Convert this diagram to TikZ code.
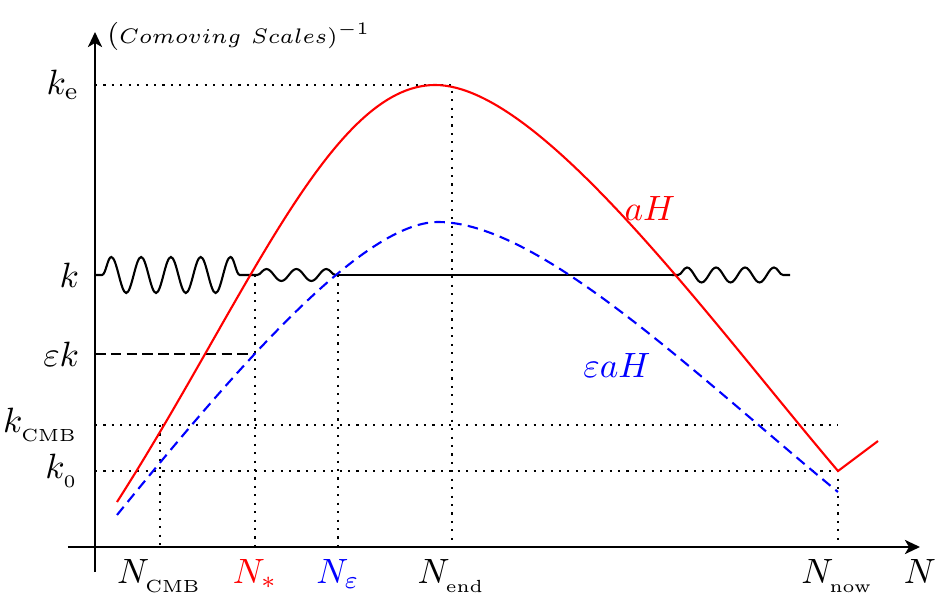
\documentclass[tikz,border=0pt]{standalone}
\usepackage{amsmath}
\usepackage{amssymb}
\usepackage{xcolor}
\usepackage{tikz}
\usetikzlibrary{arrows.meta, positioning, calc, decorations.pathmorphing}
\definecolor{horizonred}{RGB}{255, 0, 0}
\definecolor{horizonblue}{RGB}{0, 0, 255}
\tikzstyle{axis} = [thick, -{Stealth[length=1.5mm, width=1.4mm, inset=0.4mm]}]
\tikzstyle{guide} = [semithick, dash pattern=on 0.6pt off 1.8pt]
\tikzstyle{hubble} = [semithick, horizonred]
\tikzstyle{epshubble} = [semithick, horizonblue, dash pattern=on 3pt off 1.8pt]
\tikzstyle{mode} = [semithick]
\tikzstyle{wave} = [semithick, decorate]

\begin{document}
\begin{tikzpicture}
    \useasboundingbox (-0.95, -0.45) rectangle (8.41, 5.47);

    % Key levels and times
    \coordinate (ke) at (0, 4.62);
    \coordinate (kk) at (0, 2.72);
    \coordinate (ek) at (0, 1.93);
    \coordinate (kcmb) at (0, 1.22);
    \coordinate (kzero) at (0, 0.76);
    \coordinate (ncmb) at (0.65, 0);
    \coordinate (nstar) at (1.60, 0);
    \coordinate (neps) at (2.43, 0);
    \coordinate (nend) at (3.57, 0);
    \coordinate (nnow) at (7.43, 0);

    % Guide lines
    \draw[guide] (ke) -- (nend |- ke) -- (nend);
    \draw[guide] (kcmb) -- (nnow |- kcmb);
    \draw[guide] (kzero) -- (nnow |- kzero) -- (nnow);
    \draw[guide] (ncmb |- kcmb) -- (ncmb);
    \draw[guide] (nstar |- kk) -- (nstar);
    \draw[guide] (neps |- kk) -- (neps);
    \draw[mode, dash pattern=on 3pt off 1.5pt] (ek) -- (nstar |- ek);

    % Mode k: oscillating, frozen, re-entering
    \draw[wave, decoration={snake, amplitude=0.18cm, segment length=0.298cm, pre length=0.07cm}] (kk) -- (1.57, 2.72);
    \draw[wave, decoration={snake, amplitude=0.06cm, segment length=0.30cm, pre length=0.05cm}] (1.57, 2.72) -- (2.43, 2.72);
    \draw[mode] (2.43, 2.72) -- (5.77, 2.72);
    \draw[wave, decoration={snake, amplitude=0.075cm, segment length=0.29cm, pre length=0.06cm}] (5.77, 2.72) -- (6.95, 2.72);

    % Comoving Hubble radius
    \draw[hubble] (0.22, 0.45) .. controls (1.50, 2.45) and (2.35, 4.62) .. (3.40, 4.62)
        .. controls (4.45, 4.62) and (6.13, 2.29) .. (7.43, 0.76) -- (7.83, 1.06);
    \node[horizonred] (ahlabel) at (5.55, 3.39) {$aH$};

    \draw[epshubble] (0.22, 0.32) .. controls (1.32, 1.67) and (2.65, 3.25) .. (3.43, 3.25)
        .. controls (4.45, 3.25) and (6.03, 1.70) .. (7.43, 0.55);
    \node[horizonblue] (eahlabel) at (5.22, 1.82) {$\varepsilon aH$};

    % Axes
    \draw[axis] (-0.27, 0) -- (8.25, 0) coordinate (xtip);
    \draw[axis] (0, -0.25) -- (0, 5.15) coordinate (ytip);
    \node[right, font=\footnotesize, yshift=-1.3pt] (ylabel) at (ytip) {$(\scriptstyle Comoving\ Scales)^{-1}$};
    \node[below] (xlabel) at (xtip) {$N$};

    % Level labels
    \node[left=1pt] (kelabel) at (ke) {$k_{\mathrm{e}}$};
    \node[left=1pt] (klabel) at (kk) {$k$};
    \node[left=1pt] (eklabel) at (ek) {$\varepsilon k$};
    \node[left=1pt] (kcmblabel) at (kcmb) {$k_{_{\mathrm{CMB}}}$};
    \node[left=1pt] (kzerolabel) at (kzero) {$k_{_0}$};

    % Time labels
    \node[below] (ncmblabel) at (ncmb) {$N_{_{\mathrm{CMB}}}$};
    \node[below, horizonred] (nstarlabel) at (nstar) {$N_{*}$};
    \node[below, horizonblue] (nepslabel) at (neps) {$N_{\varepsilon}$};
    \node[below] (nendlabel) at (nend) {$N_{_{\mathrm{end}}}$};
    \node[below] (nnowlabel) at (nnow) {$N_{_{\mathrm{now}}}$};
\end{tikzpicture}
\end{document}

= = = = =

Except for the pictures, give all the material above again verbatim.

Convert this diagram to TikZ code.
\documentclass[tikz,border=0pt]{standalone}
\usepackage{amsmath}
\usepackage{amssymb}
\usepackage{xcolor}
\usepackage{tikz}
\usetikzlibrary{arrows.meta, positioning, calc, decorations.pathmorphing}
\definecolor{horizonred}{RGB}{255, 0, 0}
\definecolor{horizonblue}{RGB}{0, 0, 255}
\tikzstyle{axis} = [thick, -{Stealth[length=1.5mm, width=1.4mm, inset=0.4mm]}]
\tikzstyle{guide} = [semithick, dash pattern=on 0.6pt off 1.8pt]
\tikzstyle{hubble} = [semithick, horizonred]
\tikzstyle{epshubble} = [semithick, horizonblue, dash pattern=on 3pt off 1.8pt]
\tikzstyle{mode} = [semithick]
\tikzstyle{wave} = [semithick, decorate]

\begin{document}
\begin{tikzpicture}
    \useasboundingbox (-0.95, -0.45) rectangle (8.41, 5.47);

    % Key levels and times
    \coordinate (ke) at (0, 4.62);
    \coordinate (kk) at (0, 2.72);
    \coordinate (ek) at (0, 1.93);
    \coordinate (kcmb) at (0, 1.22);
    \coordinate (kzero) at (0, 0.76);
    \coordinate (ncmb) at (0.65, 0);
    \coordinate (nstar) at (1.60, 0);
    \coordinate (neps) at (2.43, 0);
    \coordinate (nend) at (3.57, 0);
    \coordinate (nnow) at (7.43, 0);

    % Guide lines
    \draw[guide] (ke) -- (nend |- ke) -- (nend);
    \draw[guide] (kcmb) -- (nnow |- kcmb);
    \draw[guide] (kzero) -- (nnow |- kzero) -- (nnow);
    \draw[guide] (ncmb |- kcmb) -- (ncmb);
    \draw[guide] (nstar |- kk) -- (nstar);
    \draw[guide] (neps |- kk) -- (neps);
    \draw[mode, dash pattern=on 3pt off 1.5pt] (ek) -- (nstar |- ek);

    % Mode k: oscillating, frozen, re-entering
    \draw[wave, decoration={snake, amplitude=0.18cm, segment length=0.298cm, pre length=0.07cm}] (kk) -- (1.57, 2.72);
    \draw[wave, decoration={snake, amplitude=0.06cm, segment length=0.30cm, pre length=0.05cm}] (1.57, 2.72) -- (2.43, 2.72);
    \draw[mode] (2.43, 2.72) -- (5.77, 2.72);
    \draw[wave, decoration={snake, amplitude=0.075cm, segment length=0.29cm, pre length=0.06cm}] (5.77, 2.72) -- (6.95, 2.72);

    % Comoving Hubble radius
    \draw[hubble] (0.22, 0.45) .. controls (1.50, 2.45) and (2.35, 4.62) .. (3.40, 4.62)
        .. controls (4.45, 4.62) and (6.13, 2.29) .. (7.43, 0.76) -- (7.83, 1.06);
    \node[horizonred] (ahlabel) at (5.55, 3.39) {$aH$};

    \draw[epshubble] (0.22, 0.32) .. controls (1.32, 1.67) and (2.65, 3.25) .. (3.43, 3.25)
        .. controls (4.45, 3.25) and (6.03, 1.70) .. (7.43, 0.55);
    \node[horizonblue] (eahlabel) at (5.22, 1.82) {$\varepsilon aH$};

    % Axes
    \draw[axis] (-0.27, 0) -- (8.25, 0) coordinate (xtip);
    \draw[axis] (0, -0.25) -- (0, 5.15) coordinate (ytip);
    \node[right, font=\footnotesize, yshift=-1.3pt] (ylabel) at (ytip) {$(\scriptstyle Comoving\ Scales)^{-1}$};
    \node[below] (xlabel) at (xtip) {$N$};

    % Level labels
    \node[left=1pt] (kelabel) at (ke) {$k_{\mathrm{e}}$};
    \node[left=1pt] (klabel) at (kk) {$k$};
    \node[left=1pt] (eklabel) at (ek) {$\varepsilon k$};
    \node[left=1pt] (kcmblabel) at (kcmb) {$k_{_{\mathrm{CMB}}}$};
    \node[left=1pt] (kzerolabel) at (kzero) {$k_{_0}$};

    % Time labels
    \node[below] (ncmblabel) at (ncmb) {$N_{_{\mathrm{CMB}}}$};
    \node[below, horizonred] (nstarlabel) at (nstar) {$N_{*}$};
    \node[below, horizonblue] (nepslabel) at (neps) {$N_{\varepsilon}$};
    \node[below] (nendlabel) at (nend) {$N_{_{\mathrm{end}}}$};
    \node[below] (nnowlabel) at (nnow) {$N_{_{\mathrm{now}}}$};
\end{tikzpicture}
\end{document}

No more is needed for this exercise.